━━━━━ MATERIAL PROVIDED ━━━━━
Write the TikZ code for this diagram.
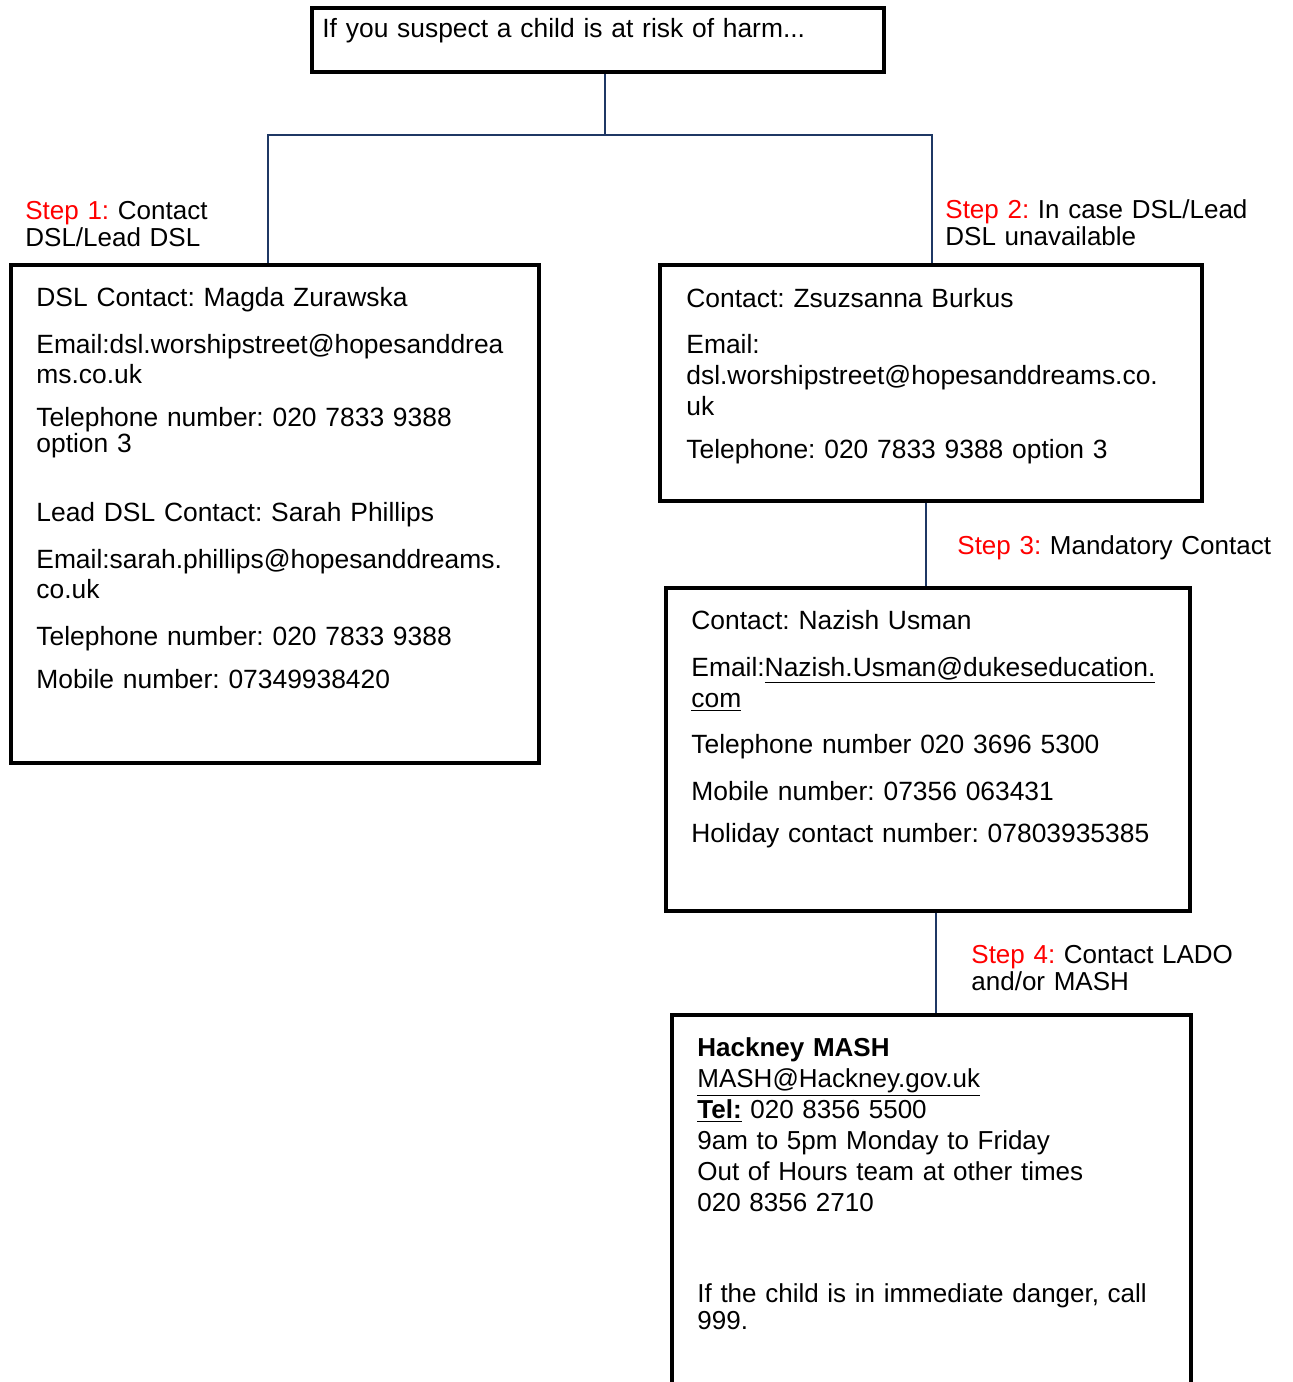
\documentclass[tikz,border=0pt]{standalone}
\usepackage{fontspec}
\setmainfont{Liberation Sans}
\usetikzlibrary{fit}
\definecolor{linkblue}{HTML}{1F3864}
\newcommand{\stepno}[1]{\textcolor{red}{Step #1:}}
\frenchspacing

\begin{document}
\begin{tikzpicture}[x = 0.5pt, y = -0.5pt,
    box/.style = {draw, line width = 2.3pt, inner sep = 0pt},
    link/.style = {draw = linkblue, line width = 1.1pt},
    info/.style = {anchor = base west, inner sep = 0pt, align = left, text width = 250pt, font = \fontsize{13.2}{15}\selectfont},
    steplabel/.style = {anchor = base west, inner sep = 0pt, align = left, text width = 170pt, font = \fontsize{13}{13.5}\selectfont}]
                \useasboundingbox (0, 0) rectangle (1292, 1382);
                \clip (0, 0) rectangle (1292, 1382);
                % boxes
                \node[box, fit = {(312, 8) (884, 72)}] (harm) {};
                \node[box, fit = {(11, 265) (539, 763)}] (dsl) {};
                \node[box, fit = {(660, 265) (1202, 501)}] (deputy) {};
                \node[box, fit = {(666, 588) (1190, 911)}] (mandatory) {};
                \node[box, fit = {(672, 1015) (1191, 1420)}] (mash) {};
                % connectors
                \draw[link] ([xshift = 3.5pt]harm.south) -- ++(0, 61) coordinate (split);
                \draw[link] ([xshift = -3.5pt]dsl.north) |- (split) -| ([xshift = 0.5pt]deputy.north);
                \draw[link] ([xshift = -2.5pt]deputy.south) -- ([xshift = -1pt]mandatory.north);
                \draw[link] ([xshift = 4pt]mandatory.south) -- ([xshift = 2.25pt]mash.north);
                % step labels
                \node[steplabel] (step1) at (25, 219) {\stepno{1} Contact\\DSL/Lead DSL};
                \node[steplabel] (step2) at (945, 218) {\stepno{2} In case DSL/Lead\\DSL unavailable};
                \node[steplabel] (step3) at (957, 554) {\stepno{3} Mandatory Contact};
                \node[steplabel] (step4) at (971, 963) {\stepno{4} Contact LADO\\and/or MASH};
                % box texts
                \node[info] (harmtext) at (322, 37) {If you suspect a child is at risk of harm...};
                \node[info] (dsltext) at (36, 306) {DSL Contact: Magda Zurawska\\[8.5pt]
                    Email:dsl.worshipstreet@hopesanddrea\\
                    ms.co.uk\\[6.5pt]
                    Telephone number: 020 7833 9388\\[-2pt]
                    option 3\\[19.5pt]
                    Lead DSL Contact: Sarah Phillips\\[8.5pt]
                    Email:sarah.phillips@hopesanddreams.\\
                    co.uk\\[8.5pt]
                    Telephone number: 020 7833 9388\\[6.5pt]
                    Mobile number: 07349938420};
                \node[info] (deputytext) at (686, 307) {Contact: Zsuzsanna Burkus\\[8pt]
                    Email:\\[0.5pt]
                    dsl.worshipstreet@hopesanddreams.co.\\[0.5pt]
                    uk\\[6.5pt]
                    Telephone: 020 7833 9388 option 3};
                \node[info] (mandatorytext) at (691, 629) {Contact: Nazish Usman\\[8.5pt]
                    Email:\underline{Nazish.Usman@dukeseducation.}\\[0.5pt]
                    \underline{com}\\[8pt]
                    Telephone number 020 3696 5300\\[8.5pt]
                    Mobile number: 07356 063431\\[6pt]
                    Holiday contact number: 07803935385};
                \node[info, font = \fontsize{13}{15.5}\selectfont] (mashtext) at (697, 1056) {\textbf{Hackney MASH}\\
                    \underline{MASH@Hackney.gov.uk}\\
                    \underline{\textbf{Tel:}} 020 8356 5500\\
                    9am to 5pm Monday to Friday\\
                    Out of Hours team at other times\\
                    020 8356 2710\\[30pt]
                    If the child is in immediate danger, call\\[-2pt]
                    999.};
            \end{tikzpicture}
\end{document}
━━━━━
EXERCISE DIRECTIONS ▸ All the lines above are to be given again exactly as they read, with the pictures removed.

RESPONSE TO THIS EXERCISE ▸
Write the TikZ code for this diagram.
\documentclass[tikz,border=0pt]{standalone}
\usepackage{fontspec}
\setmainfont{Liberation Sans}
\usetikzlibrary{fit}
\definecolor{linkblue}{HTML}{1F3864}
\newcommand{\stepno}[1]{\textcolor{red}{Step #1:}}
\frenchspacing

\begin{document}
\begin{tikzpicture}[x = 0.5pt, y = -0.5pt,
    box/.style = {draw, line width = 2.3pt, inner sep = 0pt},
    link/.style = {draw = linkblue, line width = 1.1pt},
    info/.style = {anchor = base west, inner sep = 0pt, align = left, text width = 250pt, font = \fontsize{13.2}{15}\selectfont},
    steplabel/.style = {anchor = base west, inner sep = 0pt, align = left, text width = 170pt, font = \fontsize{13}{13.5}\selectfont}]
                \useasboundingbox (0, 0) rectangle (1292, 1382);
                \clip (0, 0) rectangle (1292, 1382);
                % boxes
                \node[box, fit = {(312, 8) (884, 72)}] (harm) {};
                \node[box, fit = {(11, 265) (539, 763)}] (dsl) {};
                \node[box, fit = {(660, 265) (1202, 501)}] (deputy) {};
                \node[box, fit = {(666, 588) (1190, 911)}] (mandatory) {};
                \node[box, fit = {(672, 1015) (1191, 1420)}] (mash) {};
                % connectors
                \draw[link] ([xshift = 3.5pt]harm.south) -- ++(0, 61) coordinate (split);
                \draw[link] ([xshift = -3.5pt]dsl.north) |- (split) -| ([xshift = 0.5pt]deputy.north);
                \draw[link] ([xshift = -2.5pt]deputy.south) -- ([xshift = -1pt]mandatory.north);
                \draw[link] ([xshift = 4pt]mandatory.south) -- ([xshift = 2.25pt]mash.north);
                % step labels
                \node[steplabel] (step1) at (25, 219) {\stepno{1} Contact\\DSL/Lead DSL};
                \node[steplabel] (step2) at (945, 218) {\stepno{2} In case DSL/Lead\\DSL unavailable};
                \node[steplabel] (step3) at (957, 554) {\stepno{3} Mandatory Contact};
                \node[steplabel] (step4) at (971, 963) {\stepno{4} Contact LADO\\and/or MASH};
                % box texts
                \node[info] (harmtext) at (322, 37) {If you suspect a child is at risk of harm...};
                \node[info] (dsltext) at (36, 306) {DSL Contact: Magda Zurawska\\[8.5pt]
                    Email:dsl.worshipstreet@hopesanddrea\\
                    ms.co.uk\\[6.5pt]
                    Telephone number: 020 7833 9388\\[-2pt]
                    option 3\\[19.5pt]
                    Lead DSL Contact: Sarah Phillips\\[8.5pt]
                    Email:sarah.phillips@hopesanddreams.\\
                    co.uk\\[8.5pt]
                    Telephone number: 020 7833 9388\\[6.5pt]
                    Mobile number: 07349938420};
                \node[info] (deputytext) at (686, 307) {Contact: Zsuzsanna Burkus\\[8pt]
                    Email:\\[0.5pt]
                    dsl.worshipstreet@hopesanddreams.co.\\[0.5pt]
                    uk\\[6.5pt]
                    Telephone: 020 7833 9388 option 3};
                \node[info] (mandatorytext) at (691, 629) {Contact: Nazish Usman\\[8.5pt]
                    Email:\underline{Nazish.Usman@dukeseducation.}\\[0.5pt]
                    \underline{com}\\[8pt]
                    Telephone number 020 3696 5300\\[8.5pt]
                    Mobile number: 07356 063431\\[6pt]
                    Holiday contact number: 07803935385};
                \node[info, font = \fontsize{13}{15.5}\selectfont] (mashtext) at (697, 1056) {\textbf{Hackney MASH}\\
                    \underline{MASH@Hackney.gov.uk}\\
                    \underline{\textbf{Tel:}} 020 8356 5500\\
                    9am to 5pm Monday to Friday\\
                    Out of Hours team at other times\\
                    020 8356 2710\\[30pt]
                    If the child is in immediate danger, call\\[-2pt]
                    999.};
            \end{tikzpicture}
\end{document}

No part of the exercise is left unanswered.